Milk-Bone experienced double-digit net sales growth of 11%, primarily driven by volume/mix growth. In addition, according to Smucker, the brand continues to outperform the dog snack category, which is growing at more than twice the rate of the category. Milk-Bone has continued to grow its dollar share for the past 10 consecutive quarters, driven by retail, product innovation and brand building investments.
“We continue to be excited about the incremental innovation we’re bringing to the category with Milk-Bone® Peanut Buttery Bites, seasonal and limited-time offers, and continued innovation to come,” said Mark Smucker.
Meow Mix also witnessed double-digit net sales growth, this time at 28%, as well as 17% on a two-year CAGR basis. The company partially attributed this to improvements in supply, with Meow Mix having a record quarter for volume and sales growth. According to Smucker, the brand returned to No. 1 spot in the dry cat food segment, in terms of both dollars and volume.
“We expect this strong brand momentum to continue into the fourth quarter,” said Tucker Marshall, Smucker’s chief financial officer.
In a Q&A call held on Feb. 27, Marshall provided more insight into this growth, adding, “We saw the normalization of our pet supply chain, particularly Meow Mix, and manufacturing support being a contributor in Q3, and we expect to continue in Q4 that pet grows double digits.”

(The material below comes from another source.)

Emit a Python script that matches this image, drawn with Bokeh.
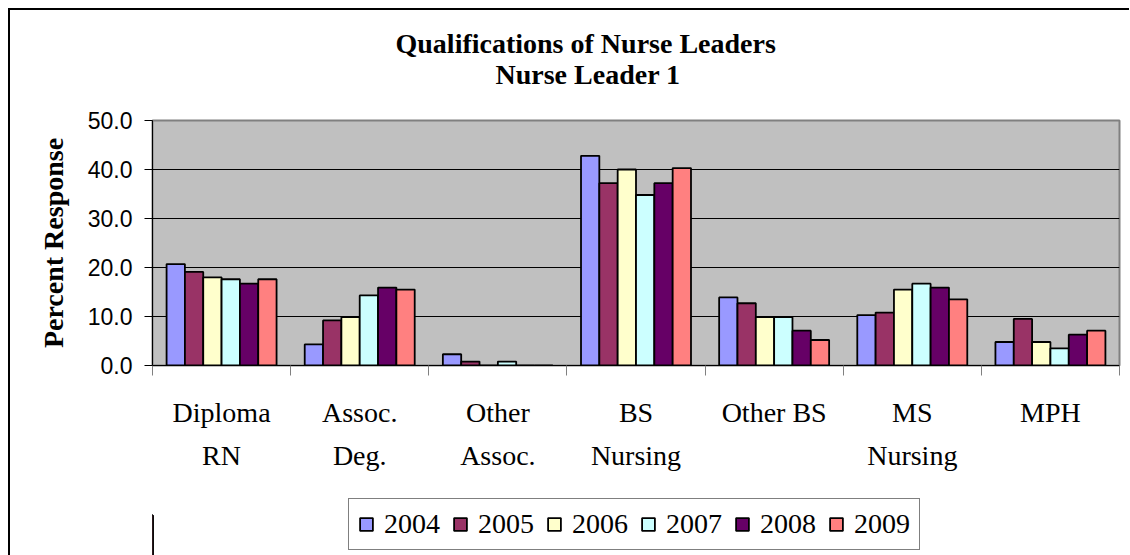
from bokeh.plotting import figure
from bokeh.layouts import column
from bokeh.models import (ColumnDataSource, Range1d, FixedTicker, Legend, LegendItem,
                          Title, NumeralTickFormatter, LinearAxis)
from bokeh.embed import file_html
from bokeh.resources import INLINE

categories = ["Diploma\nRN", "Assoc.\nDeg.", "Other\nAssoc.", "BS\nNursing",
              "Other BS", "MS\nNursing", "MPH"]
years = ["2004", "2005", "2006", "2007", "2008", "2009"]
v2004 = [20.7, 4.3, 2.3, 42.8, 13.9, 10.3, 4.8]
v2005 = [19.1, 9.2, 0.8, 37.2, 12.7, 10.8, 9.5]
v2006 = [18.0, 9.9, 0.0, 40.0, 9.9, 15.5, 4.8]
v2007 = [17.6, 14.3, 0.8, 34.8, 9.9, 16.7, 3.5]
v2008 = [16.7, 15.9, 0.0, 37.2, 7.1, 15.9, 6.3]
v2009 = [17.6, 15.5, 0.0, 40.3, 5.2, 13.5, 7.1]
series = [v2004, v2005, v2006, v2007, v2008, v2009]
colors = ["#9999FF", "#993366", "#FFFFCC", "#CCFFFF", "#660066", "#FF8080"]
title_lines = ["Qualifications of Nurse Leaders", "Nurse Leader 1"]
y_label = "Percent Response"

SERIF = "Liberation Serif"
SANS = "Liberation Sans"

n = len(categories)
line1 = [c.split("\n")[0] for c in categories]
line2 = [(c.split("\n") + [" "])[1] for c in categories]

p = figure(width=1119, height=465, output_backend="svg", toolbar_location=None,
           x_range=Range1d(-0.5, n - 0.5), y_range=Range1d(0, 50),
           min_border_left=142, min_border_right=10, min_border_top=110,
           min_border_bottom=110)
p.background_fill_color = "#C0C0C0"
p.border_fill_color = "white"
p.outline_line_color = "#808080"
p.outline_line_width = 2

bw = 0.1327
for j, (yr, vals, c) in enumerate(zip(years, series, colors)):
    src = ColumnDataSource(dict(x=[i + (j - 2.5) * bw for i in range(n)], top=vals))
    p.vbar(x="x", top="top", width=bw, bottom=0, source=src, fill_color=c,
           line_color="black", line_width=1.8)

# grid
p.xgrid.visible = False
p.ygrid.grid_line_color = "black"
p.ygrid.grid_line_width = 1
p.ygrid.ticker = FixedTicker(ticks=[0, 10, 20, 30, 40, 50])

# y axis
p.yaxis.ticker = FixedTicker(ticks=[0, 10, 20, 30, 40, 50])
p.yaxis.formatter = NumeralTickFormatter(format="0.0")
p.yaxis.major_label_text_font = SANS
p.yaxis.major_label_text_font_size = "23px"
p.yaxis.major_label_text_color = "black"
p.yaxis.major_tick_out = 8
p.yaxis.major_tick_in = 0
p.yaxis.minor_tick_out = 0
p.yaxis.minor_tick_in = 0
p.yaxis.major_label_standoff = 12
p.yaxis.axis_line_color = "black"
p.yaxis.axis_label = y_label
p.yaxis.axis_label_text_font = SERIF
p.yaxis.axis_label_text_font_style = "bold"
p.yaxis.axis_label_text_font_size = "28px"
p.yaxis.axis_label_text_color = "black"
p.yaxis.axis_label_standoff = 16

# x axis: first line of each category label
xa = p.xaxis[0]
xa.ticker = FixedTicker(ticks=list(range(n)), minor_ticks=[i - 0.5 for i in range(n + 1)])
xa.major_label_overrides = {i: line1[i] for i in range(n)}
xa.major_label_text_font = SERIF
xa.major_label_text_font_size = "28px"
xa.major_label_text_color = "black"
xa.major_tick_out = 0
xa.major_tick_in = 0
xa.minor_tick_out = 10
xa.minor_tick_in = 0
xa.minor_tick_line_color = "#808080"
xa.major_label_standoff = 21
xa.axis_line_color = "black"

# second line of the category labels
xa2 = LinearAxis(ticker=FixedTicker(ticks=list(range(n))),
                 major_label_overrides={i: line2[i] for i in range(n)},
                 major_label_text_font=SERIF, major_label_text_font_size="28px",
                 major_label_text_color="black", major_label_standoff=3,
                 axis_line_color=None, major_tick_line_color=None,
                 minor_tick_line_color=None)
p.add_layout(xa2, "below")

# title: two lines, left aligned with offsets so that they sit centred over the chart
t2 = Title(text=title_lines[1], align="left", offset=343, text_font=SERIF,
           text_font_style="bold", text_font_size="28px", text_color="black",
           standoff=62)
t1 = Title(text=title_lines[0], align="left", offset=243, text_font=SERIF,
           text_font_style="bold", text_font_size="28px", text_color="black",
           standoff=-67)
p.add_layout(t2, "above")
p.add_layout(t1, "above")

# legend strip under the chart (its swatch renderers sit outside the visible range)
p2 = figure(width=1119, height=80, output_backend="svg", toolbar_location=None,
            x_axis_type=None, y_axis_type=None, min_border=0,
            x_range=Range1d(0, 1), y_range=Range1d(0, 1))
p2.background_fill_color = "white"
p2.border_fill_color = "white"
p2.outline_line_color = None
legend_items = []
for yr, c in zip(years, colors):
    r = p2.vbar(x=[-5], top=[0.5], width=0.5, fill_color=c, line_color="black",
                line_width=1.8)
    legend_items.append(LegendItem(label=yr, renderers=[r]))

legend = Legend(items=legend_items, orientation="horizontal", location=(196, 5),
                margin=0, padding=9, spacing=12, label_standoff=10,
                glyph_width=16, glyph_height=16,
                label_text_font=SERIF, label_text_font_size="28px",
                label_text_color="black",
                border_line_color="black", border_line_width=1,
                background_fill_color="white", background_fill_alpha=1)
p2.add_layout(legend, "center")

layout = column(p, p2, spacing=0)
layout.styles = {"margin-left": "8px", "margin-top": "8px",
                 "border-left": "2px solid black", "border-top": "2px solid black"}

open("out.html", "w").write(file_html(layout, INLINE))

Overall, net sales increased to $2.23 billion, an increase of $12.90 million (1%) from $2.22 billion in Q3 2023. Comparable net sales, which exclude Smucker’s recent divestitures and acquisition of Hostess, were reached $1.93 billion, an increase of $106.50 million ( 6%) from $1.82 billion last year.

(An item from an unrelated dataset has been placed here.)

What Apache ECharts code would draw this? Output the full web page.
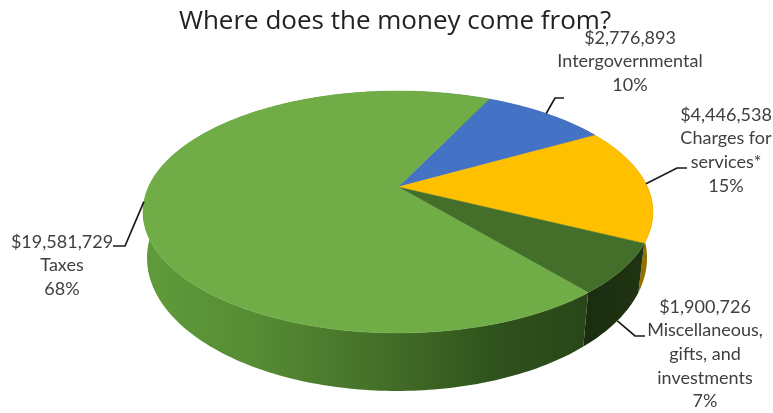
<!DOCTYPE html>
<html><head><meta charset="utf-8">
<style>html,body{margin:0;padding:0;background:#fff}#c{width:773px;height:413px;filter:blur(0.5px)}</style>
<script src="https://cdn.jsdelivr.net/npm/echarts@6/dist/echarts.min.js"></script></head>
<body><div id="c"></div>
<script>
const categories = ['Intergovernmental', 'Charges for services*', 'Miscellaneous, gifts, and investments', 'Taxes'];
const amounts = [2776893, 4446538, 1900726, 19581729];
const amountLabels = ['$2,776,893', '$4,446,538', '$1,900,726', '$19,581,729'];
const percentLabels = ['10%', '15%', '7%', '68%'];
const wrappedNames = [['Intergovernmental'], ['Charges for', 'services*'], ['Miscellaneous,', 'gifts, and', 'investments'], ['Taxes']];
const title = 'Where does the money come from?';

const topColors = ['#4472c4', '#ffc000', '#436f2b', '#70ad47'];
const sideStops = [
  [[0, '#2c5090'], [1, '#2c5090']],
  [[0, '#b78a00'], [1, '#8f6c00']],
  [[0, '#1a2c0f'], [1, '#1f3412']],
  [[0, '#609b3b'], [0.25, '#568c34'], [0.55, '#436e28'], [0.8, '#30521c'], [1, '#294718']]
];
const gradientSpan = [[500,600],[600,650],[580,640],[145,583]];
const labelCentres = [[630, 38], [726, 115], [705, 307], [62, 242]];
const leaderBends = [[[555,98],[564,98]], [[677,168],[687,168]], [[635,336],[645,336]], [[125,246],[113,246]]];
const leaderOnBase = [false, false, true, false];

const START = -64.3, K = 0.2066;
const TOP = {x: 398, y: 187, r: 249.5, q: 115.8};
const BASE = {x: 397, y: 230.5, r: 244.6, q: 127.3};
const LINE_H = 23.6;
const FONT = 'Lato, "Open Sans", sans-serif';

const total = amounts.reduce((a, b) => a + b, 0);
const bounds = [START];
amounts.forEach(v => bounds.push(bounds[bounds.length - 1] + v / total * 360));

function proj(p, deg) {
  const t = deg * Math.PI / 180, s = Math.sin(t), c = Math.cos(t), d = 1 - K * s;
  return [p.x + p.r * c / d, p.y + p.q * s / d];
}
function arc(p, a, b) {
  const pts = [], n = Math.max(2, Math.ceil(Math.abs(b - a)));
  for (let i = 0; i <= n; i++) pts.push(proj(p, a + (b - a) * i / n));
  return pts;
}
const chart = echarts.init(document.getElementById('c'), null, {renderer: 'canvas'});
const data = amounts.map((v, i) => ({value: v, name: categories[i]}));

chart.setOption({
  animation: false,
  title: {text: title, left: 390, top: 4, textAlign: 'center',
    textStyle: {fontFamily: '"Open Sans", sans-serif', fontSize: 26, fontWeight: 'normal', color: '#222222'}},
  series: [
    {type: 'custom', coordinateSystem: 'none', z: 1, silent: true, data,
     renderItem(params) {
       const i = params.dataIndex, a = bounds[i], b = bounds[i + 1];
       const pts = arc(TOP, a, b).concat(arc(BASE, a, b).reverse());
       const fill = new echarts.graphic.LinearGradient(gradientSpan[i][0], 0, gradientSpan[i][1], 0,
         sideStops[i].map(s => ({offset: s[0], color: s[1]})), true);
       return {type: 'polygon', shape: {points: pts}, style: {fill}};
     }},
    {type: 'custom', coordinateSystem: 'none', z: 2, silent: true, data,
     renderItem(params) {
       const i = params.dataIndex;
       const pts = [[TOP.x, TOP.y]].concat(arc(TOP, bounds[i], bounds[i + 1]));
       return {type: 'polygon', shape: {points: pts}, style: {fill: topColors[i], stroke: topColors[i], lineWidth: 0.5}};
     }},
    {type: 'custom', coordinateSystem: 'none', z: 3, silent: true, data,
     renderItem(params) {
       const i = params.dataIndex, mid = (bounds[i] + bounds[i + 1]) / 2;
       const anchor = proj(leaderOnBase[i] ? BASE : TOP, mid);
       const lines = [amountLabels[i]].concat(wrappedNames[i], [percentLabels[i]]);
       const children = [{type: 'polyline', shape: {points: [anchor].concat(leaderBends[i])},
         style: {fill: 'none', stroke: '#1a1a1a', lineWidth: 1.7}}];
       lines.forEach((t, j) => children.push({type: 'text', style: {
         text: t, x: labelCentres[i][0], y: labelCentres[i][1] + j * LINE_H,
         align: 'center', verticalAlign: 'middle', fill: '#404040', font: '18px ' + FONT}}));
       return {type: 'group', children};
     }}
  ]
});
</script></body></html>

Gross profit increased to $823.10 million, an increase of $67.30 million (9%) from $755.80 million in Q3 of 2023. However, operating income was $297.40 million, a decrease of $20.50 million (6%) from $317.90 million in Q3 of 2023. The company attributed the decrease in operating income to a $98.30 million increase in special project costs related to its acquisition and integration of Hostess.
Free cash flow was $249.60 million, a significant decrease from $442.70 million last year.
“… Momentum continued across our portfolio, building on a strong start to our fiscal year,” said Mark Smucker. “We delivered another positive quarter of financial results, including organic sales growth and double-digit revenue growth. Our strong top- and bottom-line increases were led by volume growth, reflecting continued consumer demand for our iconic brands, and our continued focus on efficient execution and disciplined cost management .
“Overall, the strength of our categories and brands supported volume share gains across our portfolio,” he added. “Brands growing or maintaining volume share accounted for 86% of our US Retail sales in the third quarter, up from 34% in the same period last year.
“We also continued to make important progress in reshaping our portfolio during the quarter,” added Mark Smucker. “… These actions support our strategy of focusing our resources toward our fastest growth opportunities and leadership in the attractive categories of coffee, snacks and pet foods. This focus and prioritization of resources positions us to drive continued growth and enhance shareholder value.”
Smucker also updated full-year guidance to fiscal 2024. The company expects net sales to decline 3.6% compared to last year to about $8.22 billion, reflecting its multiple divestitures in several segments including pet food Comparable net sales are expected to increase 8.75%, in line with previous projections of between 8.5% and 9.0%. Additionally, the company expects co-manufacturing sales related to divested pet food brands to contribute approximately $140 million to net sales, a $5 million decrease from previous estimates.
Adjusted earnings per share are expected to come in at $9.45 to $9.65, a slight increase over the mid-point range of the previous expectation of between $9.25 and $9.65. Free cash flow is expected to be around $500 million, a decrease from the previous expectation of $530 million, with capital expenditures of $610.10 million.
“Going forward, we are well positioned to adapt to consumer preferences, execute with excellence, and maintain positive momentum in our business,” said Mark Smucker.